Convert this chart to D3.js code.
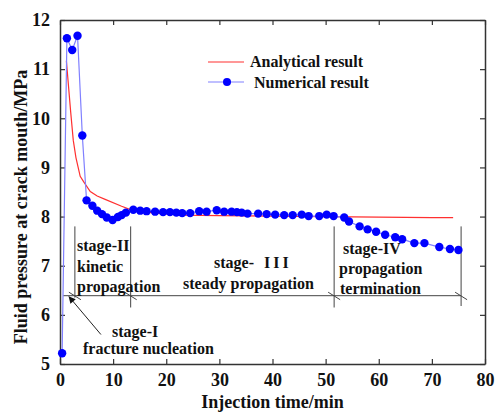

▬▬▬

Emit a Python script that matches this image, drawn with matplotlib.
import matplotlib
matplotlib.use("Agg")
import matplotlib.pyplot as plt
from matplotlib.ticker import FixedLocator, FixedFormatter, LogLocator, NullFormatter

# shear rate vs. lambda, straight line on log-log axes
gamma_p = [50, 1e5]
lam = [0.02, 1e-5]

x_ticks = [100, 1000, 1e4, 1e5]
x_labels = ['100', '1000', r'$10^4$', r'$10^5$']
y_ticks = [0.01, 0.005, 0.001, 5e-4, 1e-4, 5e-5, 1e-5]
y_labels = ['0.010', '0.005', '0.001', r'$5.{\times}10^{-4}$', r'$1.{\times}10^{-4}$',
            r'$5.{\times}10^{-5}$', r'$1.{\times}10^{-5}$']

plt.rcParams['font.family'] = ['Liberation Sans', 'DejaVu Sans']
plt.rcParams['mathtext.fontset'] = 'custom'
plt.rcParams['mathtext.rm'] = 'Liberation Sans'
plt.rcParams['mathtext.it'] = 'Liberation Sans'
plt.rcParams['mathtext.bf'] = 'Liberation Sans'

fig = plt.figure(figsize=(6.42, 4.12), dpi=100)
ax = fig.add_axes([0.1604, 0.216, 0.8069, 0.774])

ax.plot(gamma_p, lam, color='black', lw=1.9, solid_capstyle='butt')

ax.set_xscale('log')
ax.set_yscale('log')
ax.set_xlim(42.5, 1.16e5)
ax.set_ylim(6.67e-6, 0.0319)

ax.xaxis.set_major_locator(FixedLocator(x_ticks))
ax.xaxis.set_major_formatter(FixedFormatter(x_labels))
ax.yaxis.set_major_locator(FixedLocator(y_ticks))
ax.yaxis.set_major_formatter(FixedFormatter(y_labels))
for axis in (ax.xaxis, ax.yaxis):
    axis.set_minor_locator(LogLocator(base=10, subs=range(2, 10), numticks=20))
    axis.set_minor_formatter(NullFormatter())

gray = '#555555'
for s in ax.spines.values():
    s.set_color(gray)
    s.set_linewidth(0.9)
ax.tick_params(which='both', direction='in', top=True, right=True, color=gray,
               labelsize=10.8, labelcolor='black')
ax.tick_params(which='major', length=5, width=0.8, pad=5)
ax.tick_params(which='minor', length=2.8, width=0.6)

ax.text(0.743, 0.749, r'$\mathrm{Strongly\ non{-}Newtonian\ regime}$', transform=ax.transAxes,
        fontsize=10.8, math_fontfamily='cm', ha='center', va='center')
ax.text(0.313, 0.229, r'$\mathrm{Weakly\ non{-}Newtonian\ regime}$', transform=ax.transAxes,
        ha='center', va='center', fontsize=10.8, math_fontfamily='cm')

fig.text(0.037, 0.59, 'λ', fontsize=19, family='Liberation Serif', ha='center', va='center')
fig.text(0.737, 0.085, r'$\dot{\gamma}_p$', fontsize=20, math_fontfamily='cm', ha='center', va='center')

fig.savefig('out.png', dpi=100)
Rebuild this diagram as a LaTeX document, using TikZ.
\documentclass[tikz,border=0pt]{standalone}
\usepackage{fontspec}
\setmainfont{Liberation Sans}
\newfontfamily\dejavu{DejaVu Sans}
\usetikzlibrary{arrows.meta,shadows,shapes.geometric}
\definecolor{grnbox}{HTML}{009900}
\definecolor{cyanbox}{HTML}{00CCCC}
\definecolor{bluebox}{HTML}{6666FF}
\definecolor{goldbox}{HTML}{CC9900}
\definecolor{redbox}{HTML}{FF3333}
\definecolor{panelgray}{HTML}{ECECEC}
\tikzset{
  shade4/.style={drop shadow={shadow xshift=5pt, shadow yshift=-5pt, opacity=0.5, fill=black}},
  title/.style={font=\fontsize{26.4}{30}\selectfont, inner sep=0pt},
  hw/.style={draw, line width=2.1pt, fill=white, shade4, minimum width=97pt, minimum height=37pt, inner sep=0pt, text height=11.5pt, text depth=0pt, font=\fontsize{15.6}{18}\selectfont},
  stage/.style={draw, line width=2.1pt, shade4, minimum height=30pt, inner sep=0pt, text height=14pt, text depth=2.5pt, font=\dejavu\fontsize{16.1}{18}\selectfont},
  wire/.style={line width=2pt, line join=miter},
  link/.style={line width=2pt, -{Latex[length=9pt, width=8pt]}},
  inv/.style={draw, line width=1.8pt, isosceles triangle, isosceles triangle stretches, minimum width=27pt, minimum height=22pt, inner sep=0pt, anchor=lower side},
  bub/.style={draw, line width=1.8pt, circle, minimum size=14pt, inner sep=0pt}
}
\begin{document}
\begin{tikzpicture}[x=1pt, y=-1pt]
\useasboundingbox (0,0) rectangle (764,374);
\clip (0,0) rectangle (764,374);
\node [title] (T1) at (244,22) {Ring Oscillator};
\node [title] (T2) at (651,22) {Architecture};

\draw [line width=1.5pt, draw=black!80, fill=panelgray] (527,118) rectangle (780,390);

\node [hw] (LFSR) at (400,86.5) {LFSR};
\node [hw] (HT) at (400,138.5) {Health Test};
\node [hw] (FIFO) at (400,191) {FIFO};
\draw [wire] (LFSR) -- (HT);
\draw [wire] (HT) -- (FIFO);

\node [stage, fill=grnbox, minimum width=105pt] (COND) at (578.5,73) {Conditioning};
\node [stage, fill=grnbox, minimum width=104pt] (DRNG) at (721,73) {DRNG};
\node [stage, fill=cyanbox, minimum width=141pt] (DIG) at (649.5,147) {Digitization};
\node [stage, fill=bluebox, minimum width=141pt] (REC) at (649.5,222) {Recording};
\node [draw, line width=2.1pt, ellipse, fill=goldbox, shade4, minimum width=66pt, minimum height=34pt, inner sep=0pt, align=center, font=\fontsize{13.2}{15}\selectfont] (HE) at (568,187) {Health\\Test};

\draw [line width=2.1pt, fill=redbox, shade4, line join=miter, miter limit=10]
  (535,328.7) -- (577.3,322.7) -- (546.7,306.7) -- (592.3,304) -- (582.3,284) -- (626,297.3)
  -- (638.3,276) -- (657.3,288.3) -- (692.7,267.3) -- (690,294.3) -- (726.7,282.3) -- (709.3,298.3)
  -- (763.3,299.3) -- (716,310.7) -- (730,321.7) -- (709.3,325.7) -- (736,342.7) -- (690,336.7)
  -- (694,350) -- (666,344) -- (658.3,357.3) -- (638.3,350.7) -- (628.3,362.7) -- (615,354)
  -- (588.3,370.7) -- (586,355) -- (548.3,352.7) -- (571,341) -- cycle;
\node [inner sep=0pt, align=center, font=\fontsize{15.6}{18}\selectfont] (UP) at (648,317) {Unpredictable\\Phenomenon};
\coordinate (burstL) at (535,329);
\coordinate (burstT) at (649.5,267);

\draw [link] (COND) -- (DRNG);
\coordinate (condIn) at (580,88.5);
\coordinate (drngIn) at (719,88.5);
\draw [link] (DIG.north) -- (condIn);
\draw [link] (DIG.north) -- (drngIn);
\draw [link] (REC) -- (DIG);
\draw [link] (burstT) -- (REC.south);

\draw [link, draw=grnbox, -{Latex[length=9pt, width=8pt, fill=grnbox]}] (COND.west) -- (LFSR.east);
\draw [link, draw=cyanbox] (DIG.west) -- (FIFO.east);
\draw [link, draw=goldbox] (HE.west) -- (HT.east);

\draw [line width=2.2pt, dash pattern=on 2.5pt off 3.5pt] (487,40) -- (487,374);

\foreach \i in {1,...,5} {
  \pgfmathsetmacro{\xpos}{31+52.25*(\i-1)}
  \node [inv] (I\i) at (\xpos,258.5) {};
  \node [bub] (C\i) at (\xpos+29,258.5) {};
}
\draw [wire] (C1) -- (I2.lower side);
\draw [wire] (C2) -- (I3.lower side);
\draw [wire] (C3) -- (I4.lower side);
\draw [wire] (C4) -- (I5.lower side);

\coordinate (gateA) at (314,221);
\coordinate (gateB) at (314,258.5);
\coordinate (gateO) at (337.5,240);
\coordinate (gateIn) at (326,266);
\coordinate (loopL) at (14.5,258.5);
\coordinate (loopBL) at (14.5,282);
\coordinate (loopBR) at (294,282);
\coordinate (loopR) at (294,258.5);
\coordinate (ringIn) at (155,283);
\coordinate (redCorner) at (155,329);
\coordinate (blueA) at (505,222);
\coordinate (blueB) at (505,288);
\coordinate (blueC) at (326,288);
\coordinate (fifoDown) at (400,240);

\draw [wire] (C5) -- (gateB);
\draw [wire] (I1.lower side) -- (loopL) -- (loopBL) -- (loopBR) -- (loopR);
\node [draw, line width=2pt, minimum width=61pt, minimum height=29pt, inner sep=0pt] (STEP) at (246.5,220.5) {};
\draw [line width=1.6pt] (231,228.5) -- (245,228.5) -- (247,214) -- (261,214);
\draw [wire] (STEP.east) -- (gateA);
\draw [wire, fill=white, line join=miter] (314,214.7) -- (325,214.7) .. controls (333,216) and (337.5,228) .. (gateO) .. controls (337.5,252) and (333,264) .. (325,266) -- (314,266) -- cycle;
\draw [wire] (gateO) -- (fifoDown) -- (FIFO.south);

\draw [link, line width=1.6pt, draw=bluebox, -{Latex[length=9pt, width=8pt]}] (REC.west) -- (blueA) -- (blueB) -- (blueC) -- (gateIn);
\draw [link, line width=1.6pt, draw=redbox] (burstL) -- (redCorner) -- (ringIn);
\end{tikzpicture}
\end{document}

▬▬▬

# Given request
Extract verbatim only those lines that run from the line with "Rebuild this diagram" to the line with "(HT) -- (FIFO);", inclusive.

# Result
Rebuild this diagram as a LaTeX document, using TikZ.
\documentclass[tikz,border=0pt]{standalone}
\usepackage{fontspec}
\setmainfont{Liberation Sans}
\newfontfamily\dejavu{DejaVu Sans}
\usetikzlibrary{arrows.meta,shadows,shapes.geometric}
\definecolor{grnbox}{HTML}{009900}
\definecolor{cyanbox}{HTML}{00CCCC}
\definecolor{bluebox}{HTML}{6666FF}
\definecolor{goldbox}{HTML}{CC9900}
\definecolor{redbox}{HTML}{FF3333}
\definecolor{panelgray}{HTML}{ECECEC}
\tikzset{
  shade4/.style={drop shadow={shadow xshift=5pt, shadow yshift=-5pt, opacity=0.5, fill=black}},
  title/.style={font=\fontsize{26.4}{30}\selectfont, inner sep=0pt},
  hw/.style={draw, line width=2.1pt, fill=white, shade4, minimum width=97pt, minimum height=37pt, inner sep=0pt, text height=11.5pt, text depth=0pt, font=\fontsize{15.6}{18}\selectfont},
  stage/.style={draw, line width=2.1pt, shade4, minimum height=30pt, inner sep=0pt, text height=14pt, text depth=2.5pt, font=\dejavu\fontsize{16.1}{18}\selectfont},
  wire/.style={line width=2pt, line join=miter},
  link/.style={line width=2pt, -{Latex[length=9pt, width=8pt]}},
  inv/.style={draw, line width=1.8pt, isosceles triangle, isosceles triangle stretches, minimum width=27pt, minimum height=22pt, inner sep=0pt, anchor=lower side},
  bub/.style={draw, line width=1.8pt, circle, minimum size=14pt, inner sep=0pt}
}
\begin{document}
\begin{tikzpicture}[x=1pt, y=-1pt]
\useasboundingbox (0,0) rectangle (764,374);
\clip (0,0) rectangle (764,374);
\node [title] (T1) at (244,22) {Ring Oscillator};
\node [title] (T2) at (651,22) {Architecture};

\draw [line width=1.5pt, draw=black!80, fill=panelgray] (527,118) rectangle (780,390);

\node [hw] (LFSR) at (400,86.5) {LFSR};
\node [hw] (HT) at (400,138.5) {Health Test};
\node [hw] (FIFO) at (400,191) {FIFO};
\draw [wire] (LFSR) -- (HT);
\draw [wire] (HT) -- (FIFO);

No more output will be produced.